DATA SECTION:
---*---

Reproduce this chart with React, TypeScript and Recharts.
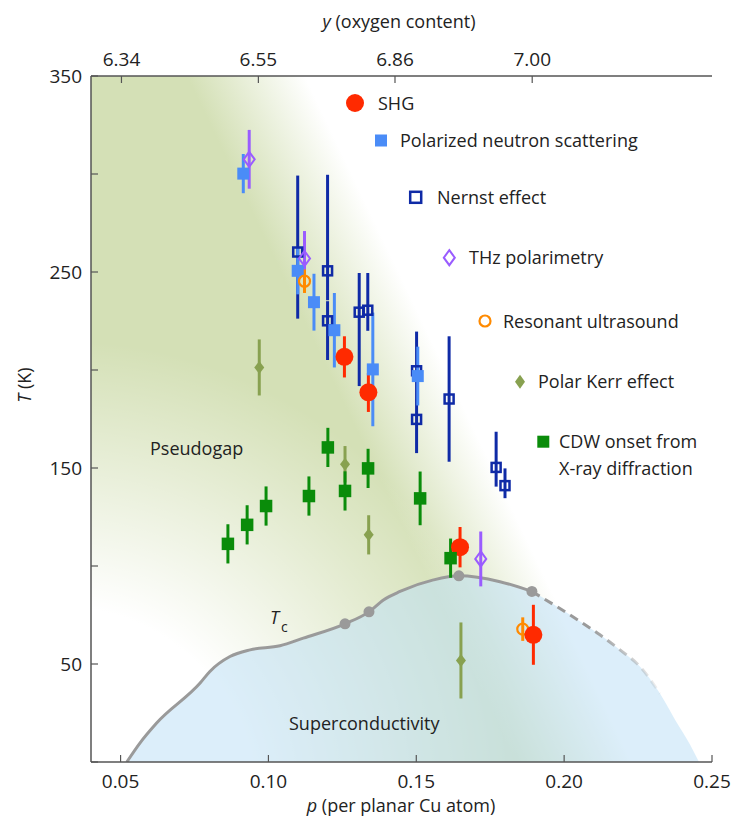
import React from "react";
import { ComposedChart, XAxis, YAxis, Area, Line, Scatter, ErrorBar } from "recharts";

// axes
const pTicks = [0.05, 0.1, 0.15, 0.2, 0.25];
const tTicks = [0, 50, 100, 150, 200, 250, 300, 350];
const oxygenLabels = ["6.34", "6.55", "6.86", "7.00"];
const oxygenAtP = [0.0503, 0.0966, 0.1428, 0.1892];

// SHG
const shgP = [0.1257, 0.1338, 0.1648, 0.1896];
const shgT = [206.7, 188.6, 109.6, 64.9];
const shgErr = [10.5, 10, 10.3, 15.3];

// polarized neutron scattering
const pnsP = [0.0915, 0.1099, 0.1154, 0.1223, 0.1353, 0.1505];
const pnsT = [300.2, 250.6, 234.6, 220.3, 200.3, 196.9];
const pnsErr = [10, 12, 14.5, 19, 29, 15];

// Nernst effect, [below, above]
const nernstP = [0.1099, 0.12, 0.12, 0.1307, 0.1336, 0.1501, 0.1501, 0.1611, 0.177, 0.18];
const nernstT = [260.2, 250.6, 225.1, 229.5, 230.5, 199.6, 174.8, 185.2, 150.3, 141];
const nernstErr = [[34, 39], [15, 49], [20, 10], [37.7, 20], [10.5, 19], [15, 20], [17.2, 10], [32, 32], [9.8, 18.2], [6.4, 8.8]];

// THz polarimetry
const thzP = [0.0935, 0.1122, 0.1718];
const thzT = [307.5, 256.9, 103.6];
const thzErr = [15, 14, 14];

// resonant ultrasound
const rusP = [0.1122, 0.186];
const rusT = [245.3, 67.8];
const rusErr = [6, 6];

// polar Kerr effect
const kerrP = [0.0969, 0.1259, 0.1339, 0.1651];
const kerrT = [201.3, 151.9, 115.9, 51.8];
const kerrErr = [14.3, 9.3, 10, 19.4];

// CDW onset
const cdwP = [0.0863, 0.0928, 0.0992, 0.1137, 0.1201, 0.1259, 0.1337, 0.1513, 0.1616];
const cdwT = [111.3, 121, 130.6, 135.7, 160.5, 138.3, 149.8, 134.5, 104];
const cdwErr = [10, 10, 10, 10, 10, 10, 10, 13.7, 10];

// Tc dome
const tcDotP = [0.1259, 0.134, 0.1644, 0.1891];
const tcDotT = [70.5, 76.6, 95, 87];
const tcSolidP = [0.0521, 0.0566, 0.0622, 0.0769, 0.0802, 0.087, 0.0938, 0.1039, 0.1118, 0.1259, 0.134, 0.1389, 0.1445, 0.1558, 0.1644, 0.1783, 0.1891];
const tcSolidT = [0, 9.8, 19.9, 40.3, 46.2, 53.8, 57.2, 59.3, 63.2, 70.5, 76.6, 82.7, 87, 92.9, 95, 92, 87];
const tcDashP = [0.1891, 0.1975, 0.2054, 0.2121, 0.2189, 0.2257, 0.2324];
const tcDashT = [87, 79.3, 71.7, 64.9, 57.2, 48.6, 34.9];
const domeTailP = [0.2375, 0.2426, 0.2456];
const domeTailT = [21.6, 8.8, 0];

// background rectangle
const bgP = [0.04, 0.25];
const bgT = [350, 350];

const pts = (p: number[], t: number[], e?: any[]) =>
  p.map((x, i) => ({ p: x, T: t[i], e: e ? e[i] : 0 }));

const shgData = pts(shgP, shgT, shgErr);
const pnsData = pts(pnsP, pnsT, pnsErr);
const nernstData = pts(nernstP, nernstT, nernstErr);
const thzData = pts(thzP, thzT, thzErr);
const rusData = pts(rusP, rusT, rusErr);
const kerrData = pts(kerrP, kerrT, kerrErr);
const cdwData = pts(cdwP, cdwT, cdwErr);
const tcDots = pts(tcDotP, tcDotT);
const tcSolid = pts(tcSolidP, tcSolidT);
const tcDash = pts(tcDashP, tcDashT);
const dome = pts(
  [...tcSolidP, ...tcDashP.slice(1), ...domeTailP],
  [...tcSolidT, ...tcDashT.slice(1), ...domeTailT]
);
const bg = pts(bgP, bgT);

const C = {
  shg: "#ff2a00",
  pns: "#4a8cf7",
  nernst: "#0f2aa6",
  thz: "#9a5cff",
  rus: "#ff8a00",
  kerr: "#88a150",
  cdw: "#0a8c0a",
  tc: "#9a9a9a",
  text: "#222",
  axis: "#555",
};

const FONT = "'Open Sans', 'Noto Sans', sans-serif";

const circleShape = (r: number, color: string) => (s: any) =>
  <circle cx={s.cx} cy={s.cy} r={r} fill={color} />;
const ringShape = (r: number, color: string) => (s: any) =>
  <circle cx={s.cx} cy={s.cy} r={r} fill="none" stroke={color} strokeWidth={2.2} />;
const squareShape = (a: number, color: string) => (s: any) =>
  <rect x={s.cx - a / 2} y={s.cy - a / 2} width={a} height={a} fill={color} />;
const openSquareShape = (a: number, color: string) => (s: any) =>
  <rect x={s.cx - a / 2} y={s.cy - a / 2} width={a} height={a} fill="none" stroke={color} strokeWidth={2.5} />;
const diamondPath = (cx: number, cy: number, w: number, h: number) =>
  `M${cx},${cy - h / 2}L${cx + w / 2},${cy}L${cx},${cy + h / 2}L${cx - w / 2},${cy}Z`;
const diamondShape = (w: number, h: number, color: string) => (s: any) =>
  <path d={diamondPath(s.cx, s.cy, w, h)} fill={color} />;
const openDiamondShape = (w: number, h: number, color: string) => (s: any) =>
  <path d={diamondPath(s.cx, s.cy, w, h)} fill="none" stroke={color} strokeWidth={2} />;

const tickStyle = { fill: C.text, fontSize: 19, fontFamily: FONT };

const legendItems = [
  { label: "SHG", x: 355, y: 103, tx: 378 },
  { label: "Polarized neutron scattering", x: 381, y: 140.5, tx: 400 },
  { label: "Nernst effect", x: 415.7, y: 197.3, tx: 437 },
  { label: "THz polarimetry", x: 449.3, y: 257.7, tx: 469 },
  { label: "Resonant ultrasound", x: 485, y: 321, tx: 503 },
  { label: "Polar Kerr effect", x: 520, y: 381.7, tx: 538 },
  { label: "CDW onset from", x: 543.3, y: 441.7, tx: 559 },
];

function Overlay() {
  const s = [
    <circle key="a" cx={legendItems[0].x} cy={legendItems[0].y} r={9} fill={C.shg} />,
    <rect key="b" x={legendItems[1].x - 6} y={legendItems[1].y - 6} width={12} height={12} fill={C.pns} />,
    <rect key="c" x={legendItems[2].x - 5.5} y={legendItems[2].y - 5.5} width={11} height={11} fill="none" stroke={C.nernst} strokeWidth={2.5} />,
    <path key="d" d={diamondPath(legendItems[3].x, legendItems[3].y, 11, 15)} fill="none" stroke={C.thz} strokeWidth={2} />,
    <circle key="e" cx={legendItems[4].x} cy={legendItems[4].y} r={5.5} fill="none" stroke={C.rus} strokeWidth={2.2} />,
    <path key="f" d={diamondPath(legendItems[5].x, legendItems[5].y, 10, 14)} fill={C.kerr} />,
    <rect key="g" x={legendItems[6].x - 6} y={legendItems[6].y - 6} width={12} height={12} fill={C.cdw} />,
  ];
  return (
    <svg width={732} height={821} style={{ position: "absolute", left: 0, top: 0, pointerEvents: "none" }}>
      <g fontFamily={FONT} fill={C.text} fontSize={18}>
        {s}
        {legendItems.map((it) => (
          <text key={it.label} x={it.tx} y={it.y + 6.5}>{it.label}</text>
        ))}
        <text x={559} y={468.5 + 6.5}>X-ray diffraction</text>

        <text x={399} y={28} textAnchor="middle">
          <tspan fontStyle="italic">y</tspan> (oxygen content)
        </text>
        <text x={401} y={812} textAnchor="middle">
          <tspan fontStyle="italic">p</tspan> (per planar Cu atom)
        </text>
        <text transform="translate(31,385) rotate(-90)" textAnchor="middle">
          <tspan fontStyle="italic">T</tspan> (K)
        </text>

        <text x={150} y={455}>Pseudogap</text>
        <text x={270} y={624} fontStyle="italic">T</text>
        <text x={281} y={632} fontSize={14}>c</text>
        <text x={289} y={730}>Superconductivity</text>
      </g>
    </svg>
  );
}

export default function App() {
  return (
    <div style={{ position: "absolute", left: 0, top: 0, width: 732, height: 821, background: "#fff" }}>
      <ComposedChart width={732} height={821} margin={{ top: 46, right: 20, bottom: 9, left: 0 }}>
        <defs>
          <linearGradient id="pgFill" gradientUnits="userSpaceOnUse" x1={322} y1={358} x2={418} y2={312}>
            <stop offset="0" stopColor="#d4e0b6" stopOpacity={1} />
            <stop offset="1" stopColor="#d4e0b6" stopOpacity={0} />
          </linearGradient>
          <radialGradient id="fadeLeft" gradientUnits="userSpaceOnUse" cx={60} cy={800} r={460}>
            <stop offset="0.42" stopColor="#ffffff" stopOpacity={1} />
            <stop offset="1" stopColor="#ffffff" stopOpacity={0} />
          </radialGradient>
          <linearGradient id="dashFade" gradientUnits="userSpaceOnUse" x1={590} y1={0} x2={670} y2={0}>
            <stop offset="0" stopColor={C.tc} stopOpacity={1} />
            <stop offset="1" stopColor={C.tc} stopOpacity={0} />
          </linearGradient>
        </defs>

        <XAxis
          type="number"
          dataKey="p"
          domain={[0.04, 0.25]}
          allowDataOverflow
          ticks={pTicks}
          interval={0}
          tickFormatter={(v: number) => v.toFixed(2)}
          height={50}
          tickSize={-7}
          tickMargin={20}
          tick={tickStyle}
          axisLine={{ stroke: C.axis, strokeWidth: 1.5 }}
          tickLine={{ stroke: C.axis, strokeWidth: 1.2 }}
        />
        <XAxis
          xAxisId="top"
          orientation="top"
          type="number"
          dataKey="p"
          domain={[0.04, 0.25]}
          allowDataOverflow
          ticks={oxygenAtP}
          interval={0}
          tickFormatter={(v: number) => {
            const i = oxygenAtP.findIndex((q) => Math.abs(q - v) < 1e-6);
            return i >= 0 ? oxygenLabels[i] : "";
          }}
          height={30}
          tickSize={-7}
          tickMargin={17}
          tick={tickStyle}
          axisLine={{ stroke: C.axis, strokeWidth: 1.5 }}
          tickLine={{ stroke: C.axis, strokeWidth: 1.2 }}
        />
        <YAxis
          type="number"
          dataKey="T"
          domain={[0, 350]}
          allowDataOverflow
          ticks={tTicks}
          interval={0}
          tickFormatter={(v: number) => (v % 100 === 50 ? String(v) : "")}
          width={91}
          tickSize={-7}
          tickMargin={16}
          tick={tickStyle}
          axisLine={{ stroke: C.axis, strokeWidth: 1.5 }}
          tickLine={{ stroke: C.axis, strokeWidth: 1.2 }}
        />
        <YAxis
          yAxisId="right"
          orientation="right"
          type="number"
          domain={[0, 350]}
          width={0}
          tick={false}
          tickLine={false}
          axisLine={{ stroke: C.axis, strokeWidth: 1.5 }}
        />

        {/* pseudogap shading */}
        <Area data={bg} dataKey="T" type="linear" stroke="none" fill="url(#pgFill)" fillOpacity={1} isAnimationActive={false} />
        <Area data={bg} xAxisId="top" yAxisId="right" dataKey="T" type="linear" stroke="none" fill="url(#fadeLeft)" fillOpacity={1} isAnimationActive={false} />
        {/* superconducting dome */}
        <Area data={dome} dataKey="T" type="monotone" stroke="none" fill="#bfe0f5" fillOpacity={0.55} isAnimationActive={false} />
        <Line data={tcSolid} dataKey="T" type="monotone" stroke={C.tc} strokeWidth={3} dot={false} isAnimationActive={false} />
        <Line data={tcDash} dataKey="T" type="monotone" stroke="url(#dashFade)" strokeWidth={3} strokeDasharray="9 6" dot={false} isAnimationActive={false} />
        <Scatter data={tcDots} shape={circleShape(5.5, C.tc)} isAnimationActive={false} />

        <Scatter data={nernstData} shape={openSquareShape(9, C.nernst)} isAnimationActive={false}>
          <ErrorBar dataKey="e" direction="y" width={0} stroke={C.nernst} strokeWidth={3} isAnimationActive={false} />
        </Scatter>
        <Scatter data={pnsData} shape={squareShape(12, C.pns)} isAnimationActive={false}>
          <ErrorBar dataKey="e" direction="y" width={0} stroke={C.pns} strokeWidth={3} isAnimationActive={false} />
        </Scatter>
        <Scatter data={thzData} shape={openDiamondShape(11, 15, C.thz)} isAnimationActive={false}>
          <ErrorBar dataKey="e" direction="y" width={0} stroke={C.thz} strokeWidth={3} isAnimationActive={false} />
        </Scatter>
        <Scatter data={rusData} shape={ringShape(5.5, C.rus)} isAnimationActive={false}>
          <ErrorBar dataKey="e" direction="y" width={0} stroke={C.rus} strokeWidth={3} isAnimationActive={false} />
        </Scatter>
        <Scatter data={kerrData} shape={diamondShape(10, 13, C.kerr)} isAnimationActive={false}>
          <ErrorBar dataKey="e" direction="y" width={0} stroke={C.kerr} strokeWidth={3} isAnimationActive={false} />
        </Scatter>
        <Scatter data={shgData} shape={circleShape(9, C.shg)} isAnimationActive={false}>
          <ErrorBar dataKey="e" direction="y" width={0} stroke={C.shg} strokeWidth={3} isAnimationActive={false} />
        </Scatter>
        <Scatter data={cdwData} shape={squareShape(12.5, C.cdw)} isAnimationActive={false}>
          <ErrorBar dataKey="e" direction="y" width={0} stroke={C.cdw} strokeWidth={3} isAnimationActive={false} />
        </Scatter>
      </ComposedChart>
      <Overlay />
    </div>
  );
}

---*---

WORK TO COMPLETE:
Leave out the pictures and repeat exactly the lines from the start of the material through the line that contains "const shgErr = [10.5, 10, 10.3, 15.3];", both included.

SOLUTION FOR THIS EXERCISE:
Reproduce this chart with React, TypeScript and Recharts.
import React from "react";
import { ComposedChart, XAxis, YAxis, Area, Line, Scatter, ErrorBar } from "recharts";

// axes
const pTicks = [0.05, 0.1, 0.15, 0.2, 0.25];
const tTicks = [0, 50, 100, 150, 200, 250, 300, 350];
const oxygenLabels = ["6.34", "6.55", "6.86", "7.00"];
const oxygenAtP = [0.0503, 0.0966, 0.1428, 0.1892];

// SHG
const shgP = [0.1257, 0.1338, 0.1648, 0.1896];
const shgT = [206.7, 188.6, 109.6, 64.9];
const shgErr = [10.5, 10, 10.3, 15.3];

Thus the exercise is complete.